Task statement
Please output the data below exactly as given, starting at its first line and stopping after the line that contains "const EN_V = [2.06, 2.06, 0.1, 0.1];".

Supplied data

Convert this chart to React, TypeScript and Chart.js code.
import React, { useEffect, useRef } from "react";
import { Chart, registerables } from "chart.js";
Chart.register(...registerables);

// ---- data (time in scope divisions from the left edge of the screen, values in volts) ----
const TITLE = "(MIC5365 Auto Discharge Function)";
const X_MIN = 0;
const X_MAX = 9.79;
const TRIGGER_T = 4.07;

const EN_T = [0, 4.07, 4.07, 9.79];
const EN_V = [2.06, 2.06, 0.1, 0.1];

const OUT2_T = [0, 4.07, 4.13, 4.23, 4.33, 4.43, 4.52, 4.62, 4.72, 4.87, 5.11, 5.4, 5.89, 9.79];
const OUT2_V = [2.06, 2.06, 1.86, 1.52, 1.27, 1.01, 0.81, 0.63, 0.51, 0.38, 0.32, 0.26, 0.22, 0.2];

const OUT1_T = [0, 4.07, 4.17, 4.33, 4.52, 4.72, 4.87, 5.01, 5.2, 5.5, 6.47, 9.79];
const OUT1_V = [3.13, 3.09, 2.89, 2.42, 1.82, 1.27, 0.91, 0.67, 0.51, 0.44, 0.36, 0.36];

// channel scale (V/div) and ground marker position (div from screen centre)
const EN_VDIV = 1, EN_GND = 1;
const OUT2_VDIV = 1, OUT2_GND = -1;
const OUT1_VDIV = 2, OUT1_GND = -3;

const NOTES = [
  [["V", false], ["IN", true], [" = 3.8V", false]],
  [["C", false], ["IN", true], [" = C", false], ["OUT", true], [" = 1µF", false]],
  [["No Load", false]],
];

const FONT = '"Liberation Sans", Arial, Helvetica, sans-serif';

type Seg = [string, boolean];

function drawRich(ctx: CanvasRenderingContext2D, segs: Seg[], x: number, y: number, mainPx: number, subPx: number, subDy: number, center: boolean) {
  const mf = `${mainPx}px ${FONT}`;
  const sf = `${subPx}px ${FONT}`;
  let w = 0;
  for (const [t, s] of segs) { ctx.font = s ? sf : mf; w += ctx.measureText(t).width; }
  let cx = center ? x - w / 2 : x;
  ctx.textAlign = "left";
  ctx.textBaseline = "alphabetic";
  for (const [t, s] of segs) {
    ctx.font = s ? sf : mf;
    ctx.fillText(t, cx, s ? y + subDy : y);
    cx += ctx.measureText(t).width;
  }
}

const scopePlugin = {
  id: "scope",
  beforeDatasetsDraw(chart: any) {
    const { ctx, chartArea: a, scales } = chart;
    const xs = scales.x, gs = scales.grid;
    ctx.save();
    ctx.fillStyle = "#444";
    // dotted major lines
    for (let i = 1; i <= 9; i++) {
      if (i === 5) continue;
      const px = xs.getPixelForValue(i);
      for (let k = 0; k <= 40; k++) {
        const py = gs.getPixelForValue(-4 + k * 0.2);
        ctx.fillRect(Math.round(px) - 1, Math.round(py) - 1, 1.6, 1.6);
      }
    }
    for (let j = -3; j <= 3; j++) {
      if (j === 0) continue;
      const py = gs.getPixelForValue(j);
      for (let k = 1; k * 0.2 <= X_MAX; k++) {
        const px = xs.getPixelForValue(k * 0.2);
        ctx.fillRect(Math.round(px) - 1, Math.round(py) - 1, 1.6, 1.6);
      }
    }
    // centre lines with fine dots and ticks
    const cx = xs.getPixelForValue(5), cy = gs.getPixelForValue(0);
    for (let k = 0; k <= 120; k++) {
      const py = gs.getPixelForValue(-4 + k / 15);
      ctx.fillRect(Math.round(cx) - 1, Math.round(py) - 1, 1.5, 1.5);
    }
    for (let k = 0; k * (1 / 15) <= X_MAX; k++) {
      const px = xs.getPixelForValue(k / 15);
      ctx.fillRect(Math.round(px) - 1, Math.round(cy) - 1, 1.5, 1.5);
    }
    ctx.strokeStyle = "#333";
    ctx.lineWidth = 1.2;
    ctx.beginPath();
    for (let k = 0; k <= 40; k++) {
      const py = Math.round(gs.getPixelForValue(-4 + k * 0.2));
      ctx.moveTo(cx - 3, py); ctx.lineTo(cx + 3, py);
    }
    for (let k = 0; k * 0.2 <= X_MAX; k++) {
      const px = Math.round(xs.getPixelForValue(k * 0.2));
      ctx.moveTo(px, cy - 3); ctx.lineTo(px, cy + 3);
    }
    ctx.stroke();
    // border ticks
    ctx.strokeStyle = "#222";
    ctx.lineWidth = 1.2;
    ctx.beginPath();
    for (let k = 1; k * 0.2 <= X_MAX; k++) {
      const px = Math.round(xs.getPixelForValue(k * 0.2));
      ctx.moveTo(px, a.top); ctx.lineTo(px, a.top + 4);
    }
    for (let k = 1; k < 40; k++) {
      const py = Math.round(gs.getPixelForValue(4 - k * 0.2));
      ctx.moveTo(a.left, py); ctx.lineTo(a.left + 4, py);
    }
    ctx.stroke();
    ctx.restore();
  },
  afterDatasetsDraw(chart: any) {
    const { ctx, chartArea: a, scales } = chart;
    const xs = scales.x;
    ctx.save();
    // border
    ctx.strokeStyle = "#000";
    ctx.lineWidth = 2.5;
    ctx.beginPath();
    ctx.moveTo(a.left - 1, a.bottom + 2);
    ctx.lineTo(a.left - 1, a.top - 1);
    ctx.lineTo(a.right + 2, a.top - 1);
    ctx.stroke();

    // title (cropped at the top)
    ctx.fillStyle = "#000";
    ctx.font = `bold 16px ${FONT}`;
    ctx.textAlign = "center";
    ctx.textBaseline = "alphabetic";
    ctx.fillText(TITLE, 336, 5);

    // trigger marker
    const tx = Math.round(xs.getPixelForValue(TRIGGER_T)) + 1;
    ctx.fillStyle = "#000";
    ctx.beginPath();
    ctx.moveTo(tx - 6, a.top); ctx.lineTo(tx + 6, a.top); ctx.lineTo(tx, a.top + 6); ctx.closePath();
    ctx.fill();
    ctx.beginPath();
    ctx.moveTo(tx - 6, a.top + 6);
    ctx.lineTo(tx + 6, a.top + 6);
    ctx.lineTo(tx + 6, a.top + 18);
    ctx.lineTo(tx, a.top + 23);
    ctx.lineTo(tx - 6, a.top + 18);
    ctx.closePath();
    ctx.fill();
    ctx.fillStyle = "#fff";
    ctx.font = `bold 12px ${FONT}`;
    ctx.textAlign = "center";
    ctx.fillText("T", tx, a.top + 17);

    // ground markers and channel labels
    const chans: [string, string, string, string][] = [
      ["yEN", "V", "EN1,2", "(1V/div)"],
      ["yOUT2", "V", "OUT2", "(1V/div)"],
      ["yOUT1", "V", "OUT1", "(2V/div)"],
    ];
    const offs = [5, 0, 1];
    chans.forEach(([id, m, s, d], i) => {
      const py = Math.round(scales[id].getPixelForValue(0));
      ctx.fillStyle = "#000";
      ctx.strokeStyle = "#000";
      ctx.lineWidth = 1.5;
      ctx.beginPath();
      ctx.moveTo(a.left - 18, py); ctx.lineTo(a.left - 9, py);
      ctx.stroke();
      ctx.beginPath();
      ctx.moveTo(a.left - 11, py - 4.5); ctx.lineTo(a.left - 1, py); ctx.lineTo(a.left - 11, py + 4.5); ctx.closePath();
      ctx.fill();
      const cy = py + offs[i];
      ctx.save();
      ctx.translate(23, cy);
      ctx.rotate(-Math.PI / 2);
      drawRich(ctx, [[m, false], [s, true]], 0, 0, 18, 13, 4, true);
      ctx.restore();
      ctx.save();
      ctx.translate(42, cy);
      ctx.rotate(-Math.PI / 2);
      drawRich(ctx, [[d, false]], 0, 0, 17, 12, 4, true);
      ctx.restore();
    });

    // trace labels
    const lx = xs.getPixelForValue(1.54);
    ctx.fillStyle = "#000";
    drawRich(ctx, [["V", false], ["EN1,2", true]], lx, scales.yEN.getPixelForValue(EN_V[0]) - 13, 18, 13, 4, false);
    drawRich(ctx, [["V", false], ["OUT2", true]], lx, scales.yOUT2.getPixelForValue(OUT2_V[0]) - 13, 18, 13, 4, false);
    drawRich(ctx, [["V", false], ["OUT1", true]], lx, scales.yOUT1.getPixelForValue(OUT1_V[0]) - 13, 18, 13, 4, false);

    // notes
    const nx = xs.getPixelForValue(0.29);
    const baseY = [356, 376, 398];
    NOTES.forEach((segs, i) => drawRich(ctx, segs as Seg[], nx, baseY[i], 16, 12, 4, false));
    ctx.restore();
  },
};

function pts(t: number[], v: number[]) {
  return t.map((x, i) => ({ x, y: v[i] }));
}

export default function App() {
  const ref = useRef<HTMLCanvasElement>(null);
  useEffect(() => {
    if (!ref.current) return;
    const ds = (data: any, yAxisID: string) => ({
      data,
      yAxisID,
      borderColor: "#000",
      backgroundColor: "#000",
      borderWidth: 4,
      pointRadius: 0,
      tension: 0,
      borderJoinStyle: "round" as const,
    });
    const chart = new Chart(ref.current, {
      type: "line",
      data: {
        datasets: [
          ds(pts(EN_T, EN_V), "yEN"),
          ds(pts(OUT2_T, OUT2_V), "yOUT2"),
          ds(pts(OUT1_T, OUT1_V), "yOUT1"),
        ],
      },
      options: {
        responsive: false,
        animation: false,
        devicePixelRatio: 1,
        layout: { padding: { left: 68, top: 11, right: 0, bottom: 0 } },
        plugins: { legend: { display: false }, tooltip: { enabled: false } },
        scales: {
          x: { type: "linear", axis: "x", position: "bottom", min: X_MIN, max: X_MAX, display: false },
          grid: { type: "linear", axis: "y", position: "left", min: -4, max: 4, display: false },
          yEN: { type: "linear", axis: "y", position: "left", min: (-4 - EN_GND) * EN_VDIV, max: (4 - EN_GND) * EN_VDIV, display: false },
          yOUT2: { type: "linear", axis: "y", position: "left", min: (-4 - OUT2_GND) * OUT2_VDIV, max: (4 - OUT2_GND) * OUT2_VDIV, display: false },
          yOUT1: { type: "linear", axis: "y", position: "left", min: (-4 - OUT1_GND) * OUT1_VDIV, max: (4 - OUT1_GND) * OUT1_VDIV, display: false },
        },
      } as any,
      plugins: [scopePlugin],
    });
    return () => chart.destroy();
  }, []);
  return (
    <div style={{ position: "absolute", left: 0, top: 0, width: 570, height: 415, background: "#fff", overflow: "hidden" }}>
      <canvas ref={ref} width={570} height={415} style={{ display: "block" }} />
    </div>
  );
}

Solution
Convert this chart to React, TypeScript and Chart.js code.
import React, { useEffect, useRef } from "react";
import { Chart, registerables } from "chart.js";
Chart.register(...registerables);

// ---- data (time in scope divisions from the left edge of the screen, values in volts) ----
const TITLE = "(MIC5365 Auto Discharge Function)";
const X_MIN = 0;
const X_MAX = 9.79;
const TRIGGER_T = 4.07;

const EN_T = [0, 4.07, 4.07, 9.79];
const EN_V = [2.06, 2.06, 0.1, 0.1];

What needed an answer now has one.